On July 1, 2014, a new movie is scheduled to open in theaters. The plot summary alone should frighten a person prior to viewing the movie on a big screen. “In ‘Deliver Us from Evil,’ New York police officer Ralph Sarchie (Eric Bana), struggling with his own personal issues, begins investigating a series of disturbing and inexplicable crimes. He joins forces with an unconventional priest (Edgar Ramirez), schooled in the rituals of exorcism, to combat the frightening and demonic possessions that are terrorizing their city. Based upon the book, which details Sarchie’s bone-chilling real-life cases.”

As Christians consider going to see this demonically-inspired movie, several biblical principles should be remembered, reviewed, and appropriately applied.

First, the Bible tells Christians to redeem the time (Eph. 5:16). It is not wrong for a Christian to consider whether or not this two-hour film is a good investment of time.

Second, the Bible instructs Christians to think on matters which are pure, holy, and decent. “Finally, brethren, whatsoever things are true, whatsoever things are honest, whatsoever things are just, whatsoever things are pure, whatsoever things are lovely, whatsoever things are of good report; if there be any virtue, and if there be any praise, think on these things” (Phil. 4:8). A discerning Christian will realize from the plot summary and movie trailer that they will be witnessing images and actions that recreate demonic activity with thoughts that are frightening, terrifying, ugly, violent, and vicious.

Third, the Bible tells us to be careful not to cause a weaker brother to be offended (Rom. 14:15). There are Christians who believe it is wrong to go to the theater or to the movies. Sometimes young Christians watch mature believers as an example of proper behavior. The Christian is to be sensitive to this reality and not cause others to violate their conscience. R. C. Sproul offers wise insight on the concept of offending the weaker brother.

“The Classical understanding of Christian Liberty is this: we are not to try and force somebody with a scruple against something, as uniformed as that scruple may be, to violate his conscience. The basic principle that unfolds here is one of loving sensitivity. If my brother believes that drinking a glass of wine is sin, I ought not to try to coax him into drinking a glass of wine. That would be an attempt to entice him to violate his conscience. The violation of one’s conscience, even if it is a misinformed conscience, is a serious matter. That does not mean that we should stand back and allow our weaker brother to make his scruple the law of the Church. Paul makes clear in his teaching that though we are to be sensitive, loving and kind to the weaker brother we ought never to allow him to exercise tyranny over the church.”
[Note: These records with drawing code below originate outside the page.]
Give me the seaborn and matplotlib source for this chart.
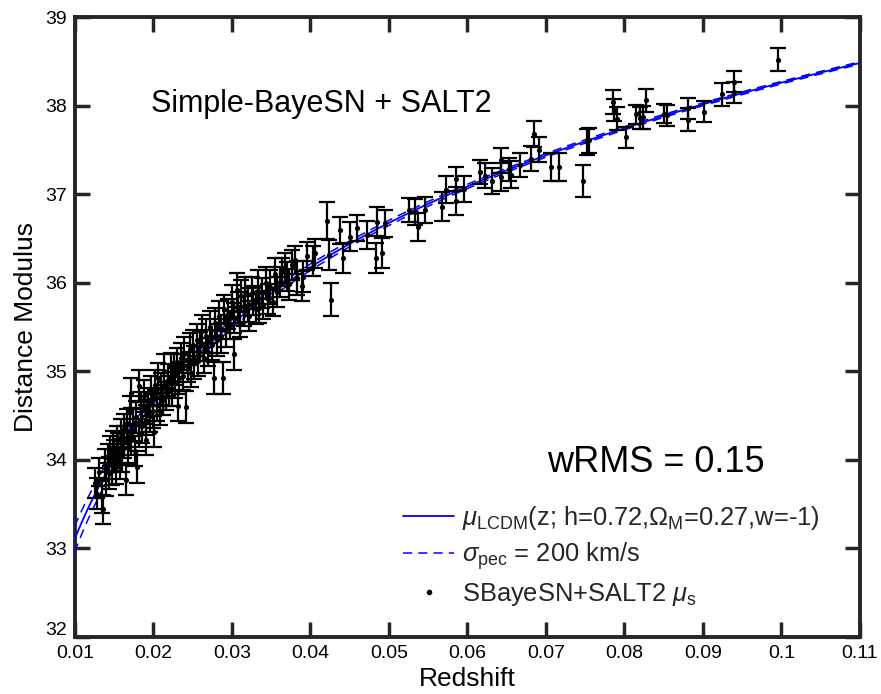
import numpy as np
import matplotlib
matplotlib.use("Agg")
import matplotlib.pyplot as plt
from matplotlib import font_manager as fm
from matplotlib import transforms as mtrans
from matplotlib.lines import Line2D
import seaborn as sns

# ---------------- data ----------------
# sparse / higher-redshift supernovae
z_hi = [0.0996, 0.0939, 0.0939, 0.0924, 0.0901, 0.0881, 0.0881, 0.0854, 0.0850, 0.0828,
        0.0824, 0.0820, 0.0815, 0.0802, 0.0790, 0.0785, 0.0787, 0.0752, 0.0755, 0.0747,
        0.0717, 0.0707, 0.0691, 0.0685, 0.0681, 0.0667, 0.0656, 0.0653, 0.0643, 0.0643,
        0.0631, 0.0622, 0.0616, 0.0596, 0.0586, 0.0586, 0.0573, 0.0567, 0.0546, 0.0537,
        0.0533, 0.0525, 0.0495, 0.0491, 0.0485, 0.0484, 0.0472, 0.0459, 0.0450, 0.0438,
        0.0441, 0.0421, 0.0426, 0.0423, 0.0406, 0.0403, 0.0390, 0.0389, 0.0380, 0.0368,
        0.0370, 0.0361, 0.0306, 0.0302, 0.0289, 0.0277, 0.0242, 0.0231, 0.0181, 0.0171,
        0.0201, 0.0191, 0.0179, 0.0165, 0.0136, 0.0126]
mu_hi = [38.52, 38.27, 38.15, 38.13, 37.93, 37.97, 37.84, 37.89, 37.91, 38.06,
         37.87, 37.86, 37.90, 37.64, 37.85, 38.04, 37.95, 37.59, 37.61, 37.15,
         37.31, 37.31, 37.50, 37.68, 37.40, 37.33, 37.22, 37.28, 37.38, 37.19,
         37.15, 37.21, 37.25, 37.06, 37.17, 36.92, 37.05, 36.86, 36.82, 36.63,
         36.80, 36.82, 36.67, 36.34, 36.69, 36.28, 36.54, 36.62, 36.52, 36.59,
         36.28, 36.70, 35.81, 36.31, 36.33, 36.25, 36.07, 35.96, 36.26, 36.17,
         36.07, 36.01, 35.92, 35.19, 34.92, 34.92, 34.60, 34.61, 34.83, 34.76,
         34.32, 34.23, 33.92, 33.77, 33.44, 33.74]
err_hi = [0.13, 0.12, 0.12, 0.13, 0.12, 0.12, 0.13, 0.12, 0.11, 0.13,
          0.13, 0.12, 0.11, 0.12, 0.13, 0.14, 0.12, 0.15, 0.14, 0.18,
          0.16, 0.16, 0.14, 0.15, 0.14, 0.14, 0.15, 0.13, 0.14, 0.16,
          0.15, 0.14, 0.14, 0.15, 0.14, 0.16, 0.15, 0.16, 0.15, 0.16,
          0.15, 0.14, 0.15, 0.17, 0.16, 0.17, 0.16, 0.15, 0.16, 0.15,
          0.17, 0.21, 0.19, 0.17, 0.16, 0.17, 0.18, 0.17, 0.16, 0.17,
          0.16, 0.17, 0.19, 0.17, 0.18, 0.18, 0.18, 0.17, 0.18, 0.17,
          0.18, 0.17, 0.18, 0.17, 0.16, 0.17]

# dense low-redshift cloud
z_lo = [0.0128, 0.0131, 0.0134, 0.0138, 0.0140, 0.0142, 0.0143, 0.0145, 0.0147, 0.0149,
        0.0150, 0.0152, 0.0153, 0.0155, 0.0157, 0.0158, 0.0160, 0.0162, 0.0163, 0.0166,
        0.0168, 0.0170, 0.0172, 0.0174, 0.0176, 0.0178, 0.0182, 0.0184, 0.0186, 0.0188,
        0.0190, 0.0193, 0.0195, 0.0197, 0.0199, 0.0202, 0.0204, 0.0206, 0.0208, 0.0210,
        0.0212, 0.0214, 0.0216, 0.0218, 0.0220, 0.0222, 0.0224, 0.0226, 0.0228, 0.0230,
        0.0233, 0.0235, 0.0237, 0.0239, 0.0244, 0.0246, 0.0248, 0.0250, 0.0252, 0.0255,
        0.0257, 0.0259, 0.0262, 0.0264, 0.0267, 0.0270, 0.0272, 0.0275, 0.0279, 0.0281,
        0.0284, 0.0286, 0.0290, 0.0292, 0.0295, 0.0297, 0.0300, 0.0303, 0.0308, 0.0310,
        0.0312, 0.0315, 0.0317, 0.0320, 0.0322, 0.0325, 0.0327, 0.0330, 0.0333, 0.0335,
        0.0338, 0.0340, 0.0343, 0.0346, 0.0349, 0.0352, 0.0355, 0.0358, 0.0364, 0.0373,
        0.0376, 0.0383, 0.0395]
mu_lo = [33.62, 33.86, 33.58, 33.95, 33.78, 34.02, 33.85, 34.10, 33.88, 34.15,
         34.05, 33.92, 34.22, 34.12, 33.95, 34.30, 34.05, 34.35, 34.20, 34.42,
         34.15, 34.55, 34.22, 34.40, 34.10, 34.48, 34.30, 34.60, 34.38, 34.72,
         34.45, 34.65, 34.50, 34.78, 34.55, 34.85, 34.62, 34.92, 34.55, 34.80,
         34.68, 35.00, 34.72, 34.90, 34.78, 35.05, 34.80, 35.02, 34.88, 35.10,
         34.92, 35.15, 34.95, 35.20, 35.05, 35.25, 34.98, 35.30, 35.10, 35.35,
         35.12, 35.28, 35.45, 35.15, 35.40, 35.22, 35.50, 35.30, 35.55, 35.35,
         35.62, 35.40, 35.70, 35.45, 35.65, 35.52, 35.78, 35.60, 35.72, 35.55,
         35.85, 35.68, 35.90, 35.75, 35.62, 35.88, 35.80, 35.70, 35.95, 35.72,
         35.88, 35.75, 36.00, 35.82, 35.95, 35.78, 36.10, 35.90, 36.12, 35.98,
         36.20, 36.05, 36.30]
err_lo = [0.17, 0.16, 0.18, 0.17, 0.19, 0.16, 0.18, 0.17, 0.16, 0.18,
          0.17, 0.19, 0.16, 0.18, 0.17, 0.16, 0.19, 0.17, 0.18, 0.16,
          0.18, 0.17, 0.16, 0.19, 0.17, 0.18, 0.16, 0.17, 0.19, 0.18,
          0.17, 0.16, 0.18, 0.17, 0.19, 0.16, 0.18, 0.17, 0.16, 0.18,
          0.17, 0.19, 0.16, 0.18, 0.17, 0.16, 0.19, 0.17, 0.18, 0.16,
          0.18, 0.17, 0.16, 0.19, 0.17, 0.18, 0.16, 0.17, 0.19, 0.18,
          0.17, 0.16, 0.18, 0.17, 0.19, 0.16, 0.18, 0.17, 0.16, 0.18,
          0.17, 0.19, 0.16, 0.18, 0.17, 0.16, 0.19, 0.17, 0.18, 0.16,
          0.18, 0.17, 0.16, 0.19, 0.17, 0.18, 0.16, 0.17, 0.19, 0.18,
          0.17, 0.16, 0.18, 0.17, 0.19, 0.16, 0.18, 0.17, 0.16, 0.18,
          0.17, 0.19, 0.16]

# model parameters (from the legend)
h_param = 0.72
omega_m = 0.27
w_param = -1.0
sigma_pec = 200.0  # km/s
wrms_text = "wRMS = 0.15"

x_ticks = [0.01, 0.02, 0.03, 0.04, 0.05, 0.06, 0.07, 0.08, 0.09, 0.1, 0.11]
x_ticklabels = ["0.01", "0.02", "0.03", "0.04", "0.05", "0.06", "0.07", "0.08", "0.09", "0.1", "0.11"]
y_ticks = [32, 33, 34, 35, 36, 37, 38, 39]

# ---------------- model curve ----------------
c_kms = 299792.458
zgrid = np.linspace(0.0, 0.11, 2201)
Ez = np.sqrt(omega_m * (1 + zgrid) ** 3 + (1 - omega_m) * (1 + zgrid) ** (3 * (1 + w_param)))
integ = np.concatenate([[0.0], np.cumsum(0.5 * (1 / Ez[1:] + 1 / Ez[:-1]) * np.diff(zgrid))])
dl = (1 + zgrid) * c_kms / (100 * h_param) * integ
mask = zgrid >= 0.0099
zc = zgrid[mask]
mu_model = 5 * np.log10(dl[mask] * 1e5)
sig = 5 / np.log(10) * sigma_pec / (c_kms * zc)

# ---------------- style ----------------
sns.set_theme(style="white")
names = {f.name for f in fm.fontManager.ttflist}
main_font = "Liberation Sans" if "Liberation Sans" in names else "DejaVu Sans"
tick_font = "Liberation Sans Narrow" if "Liberation Sans Narrow" in names else main_font
plt.rcParams["font.family"] = [main_font, "DejaVu Sans"]
plt.rcParams["mathtext.fontset"] = "custom"
plt.rcParams["mathtext.rm"] = main_font
plt.rcParams["mathtext.it"] = main_font + ":italic"
plt.rcParams["mathtext.bf"] = main_font + ":bold"

frame_col = "#262626"
fig = plt.figure(figsize=(8.81, 6.94), dpi=100)
ax = fig.add_axes([0.0851, 0.0821, 0.8910, 0.8934])

# model and peculiar velocity band
sns.lineplot(x=zc, y=mu_model, ax=ax, color="blue", lw=1.3, zorder=3)
sns.lineplot(x=zc, y=mu_model + sig, ax=ax, color="blue", lw=1.1, zorder=3)
sns.lineplot(x=zc, y=mu_model - sig, ax=ax, color="blue", lw=1.1, zorder=3)
for ln in ax.lines[1:3]:
    ln.set_linestyle((0, (6, 4)))

# data
z_all = np.array(z_lo + z_hi)
mu_all = np.array(mu_lo + mu_hi)
err_all = np.array(err_lo + err_hi)
ax.errorbar(z_all, mu_all, yerr=err_all, fmt="none", ecolor="black",
            elinewidth=1.6, capsize=6, capthick=1.6, zorder=4)
sns.scatterplot(x=z_all, y=mu_all, ax=ax, color="black", s=14, linewidth=0, zorder=5)

ax.set_xlim(0.01, 0.11)
ax.set_ylim(32, 39)
ax.set_xticks(x_ticks)
ax.set_xticklabels(x_ticklabels)
ax.set_yticks(y_ticks)
for lab in ax.get_xticklabels() + ax.get_yticklabels():
    lab.set_family([tick_font, "DejaVu Sans"])
    lab.set_fontsize(14)
    lab.set_color("black")
ax.tick_params(direction="in", length=11, width=2.5, color=frame_col,
               top=True, right=True, bottom=True, left=True)
ax.tick_params(axis="x", pad=6)
ax.tick_params(axis="y", pad=6)
# lift the lowest y label a little so it clears the first x label
ylab0 = ax.get_yticklabels()[0]
ylab0.set_transform(ylab0.get_transform() + mtrans.ScaledTranslation(0, 6 / 72, fig.dpi_scale_trans))
for sp in ax.spines.values():
    sp.set_linewidth(2.8)
    sp.set_color(frame_col)
    sp.set_visible(True)

ax.set_xlabel("Redshift", fontsize=19, color="black", labelpad=3)
ax.set_ylabel("Distance Modulus", fontsize=19, color="black", labelpad=5)

ax.text(0.097, 0.860, "Simple-BayeSN + SALT2", transform=ax.transAxes,
        fontsize=22, va="center", ha="left", color="black")
ax.text(0.74, 0.282, wrms_text, transform=ax.transAxes,
        fontsize=26, va="center", ha="center", color="black")

handles = [
    Line2D([], [], color="blue", lw=1.3),
    Line2D([], [], color="blue", lw=1.1, linestyle=(0, (6, 4))),
    Line2D([], [], color="black", marker=".", linestyle="none", markersize=6),
]
labels = [
    r"$\mu_{\mathrm{LCDM}}$(z; h=0.72,$\Omega_{\mathrm{M}}$=0.27,w=-1)",
    r"$\sigma_{\mathrm{pec}}$ = 200 km/s",
    r"SBayeSN+SALT2 $\mu_{\mathrm{s}}$",
]
ax.legend(handles, labels, loc="lower right", bbox_to_anchor=(0.962, 0.03),
          frameon=False, fontsize=18.4, handlelength=2.0, handletextpad=0.3,
          labelspacing=0.35, borderaxespad=0.0)

fig.savefig("out.png", dpi=100)
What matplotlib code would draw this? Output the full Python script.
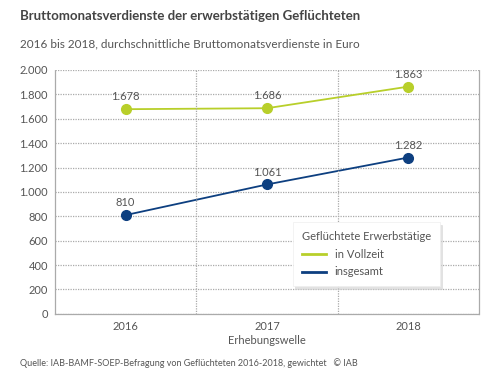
import numpy as np
import matplotlib
matplotlib.use("Agg")
import matplotlib.pyplot as plt
from matplotlib.ticker import FuncFormatter

matplotlib.rcParams.update({
    "font.family": "Lato",
    "font.size": 8,
    "text.color": "#555555",
    "axes.labelcolor": "#555555",
    "xtick.color": "#555555",
    "ytick.color": "#555555",
})

years = ["2016", "2017", "2018"]
vollzeit = [1678, 1686, 1863]
insgesamt = [810, 1061, 1282]
y_ticks = [0, 200, 400, 600, 800, 1000, 1200, 1400, 1600, 1800, 2000]

GREEN = "#b8cf2a"
BLUE = "#0d3f80"
GRID = "#aaaaaa"


def de_fmt(v, pos=None):
    return f"{int(v):,}".replace(",", ".")


fig = plt.figure(figsize=(5, 3.8), dpi=100)
ax = fig.add_axes([0.11, 0.174, 0.848, 0.642])

x = np.arange(len(years))
ax.plot(x, vollzeit, color=GREEN, linewidth=1.3, marker="o", markersize=7, label="in Vollzeit")
ax.plot(x, insgesamt, color=BLUE, linewidth=1.3, marker="o", markersize=7, label="insgesamt")

for xi, v in zip(x, vollzeit):
    ax.annotate(de_fmt(v), (xi, v), xytext=(0, 5), textcoords="offset points",
                ha="center", va="bottom", fontsize=8)
for xi, v in zip(x, insgesamt):
    ax.annotate(de_fmt(v), (xi, v), xytext=(0, 5), textcoords="offset points",
                ha="center", va="bottom", fontsize=8)

ax.set_xlim(-0.5, 2.5)
ax.set_ylim(0, 2000)
ax.set_yticks(y_ticks)
ax.yaxis.set_major_formatter(FuncFormatter(de_fmt))
ax.set_xticks(x)
ax.set_xticklabels(years)
ax.tick_params(length=0, labelsize=8, pad=5)
ax.set_xlabel("Erhebungswelle", fontsize=8, labelpad=2)

ax.grid(axis="y", color=GRID, linestyle=(0, (1, 1)), linewidth=0.9)
for b in [0.5, 1.5]:
    ax.axvline(b, color=GRID, linestyle=(0, (1, 1)), linewidth=0.9)
for side in ["left", "right", "bottom"]:
    ax.spines[side].set_color(GRID)
    ax.spines[side].set_linestyle((0, (1, 1)))
    ax.spines[side].set_linewidth(0.9)
ax.spines["top"].set_visible(False)
ax.set_axisbelow(True)

leg = ax.legend(title="Geflüchtete Erwerbstätige", loc="lower right",
                bbox_to_anchor=(0.92, 0.09), fontsize=8, title_fontsize=8,
                frameon=True, fancybox=False,
                shadow={"color": "#d0d0d0", "alpha": 0.6, "ox": 2, "oy": -2},
                handlelength=2.2, borderpad=0.8, labelspacing=0.6, alignment="left")
leg.get_frame().set_edgecolor("#eeeeee")
leg.get_frame().set_linewidth(0.5)
for line in leg.get_lines():
    line.set_marker("")
    line.set_linewidth(2)

fig.text(0.04, 0.958, "Bruttomonatsverdienste der erwerbstätigen Geflüchteten",
         fontsize=9.5, fontweight="bold", color="#444444", va="center")
fig.text(0.04, 0.885, "2016 bis 2018, durchschnittliche Bruttomonatsverdienste in Euro",
         fontsize=8.5, color="#555555", va="center")
fig.text(0.04, 0.045, "Quelle: IAB-BAMF-SOEP-Befragung von Geflüchteten 2016-2018, gewichtet   © IAB",
         fontsize=6.5, color="#555555", va="center")

fig.savefig("out.png", dpi=100)
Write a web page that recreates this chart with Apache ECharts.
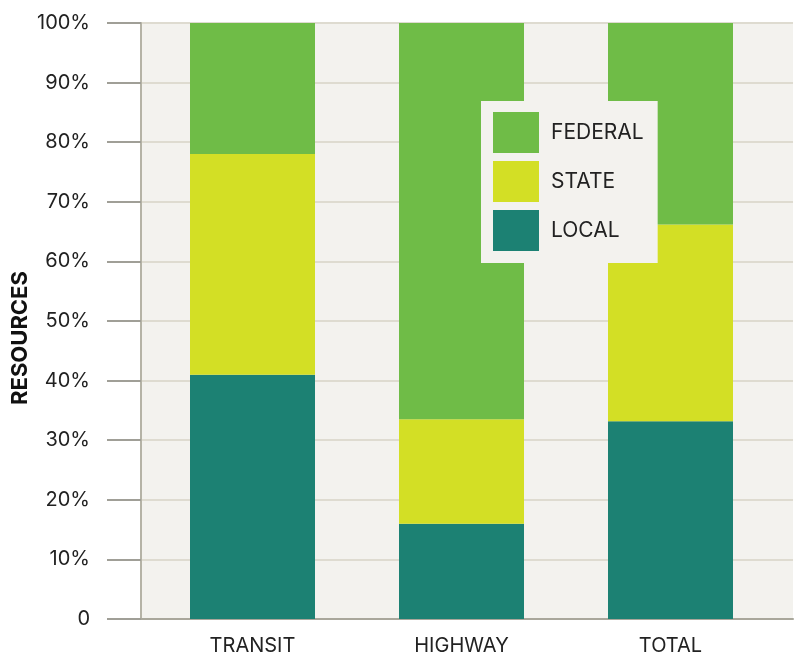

Fourth, the conscientious Christian should consider whether or not the money spent on a demonic movie is the best investment of God’s resources. With so many needs in the world, with so many people to help, and with so many good ministries in need of support, is the money spent watching the machinations of the devil a good place to put God’s financial blessing?

Fifth, does watching a demonically inspired movie bring honor and glory to the Lord Jesus Christ? The Christian should remember that there is not a dramatic distinction between the secular and the sacred. “Whether therefore ye eat, or drink, or whatsoever ye do, do all to the glory of God” (1 Cor. 10:31).

Finally, the Christian should consider the sum total of the life that is being developed and be aware of the dark side in the soul that does not need to be encouraged to fantasize about sexual exploitation and physical violence, both of which are inevitably associated with demonic activity. Secular writers familiar with the dark side of the soul know this is true. In his novel Invisible, author James Patterson has one of his characters saying, “Everyone around you has a sexual proclivity or a sadistic streak or some surrender to temptation that they bottle up inside, that they hide behind their Armani suits or fancy makeup or warm smiles or polite laughter.” It would be hard to deny this insight into the human persona. George Dana Boardman said,

“Sow an act, reap a habit;
sow a habit, reap a character;
sow a character, reap a destiny.”

Christian, what acts are you sowing, what habits are you developing, what character are you creating, and what destiny will you reap?

The concerned Christian will carefully consider whether or not they should see “Deliver Us from Evil” based on these, and other, gospel principles.

When reflected upon, when gospel principles are applied, when the person and work of God the Holy Spirit is allowed to influence one’s beliefs and behavior, it is probable that a Christian will be providentially redirected away from this movie, and others like it, in order to put their time, resources, and energy into something more wholesome.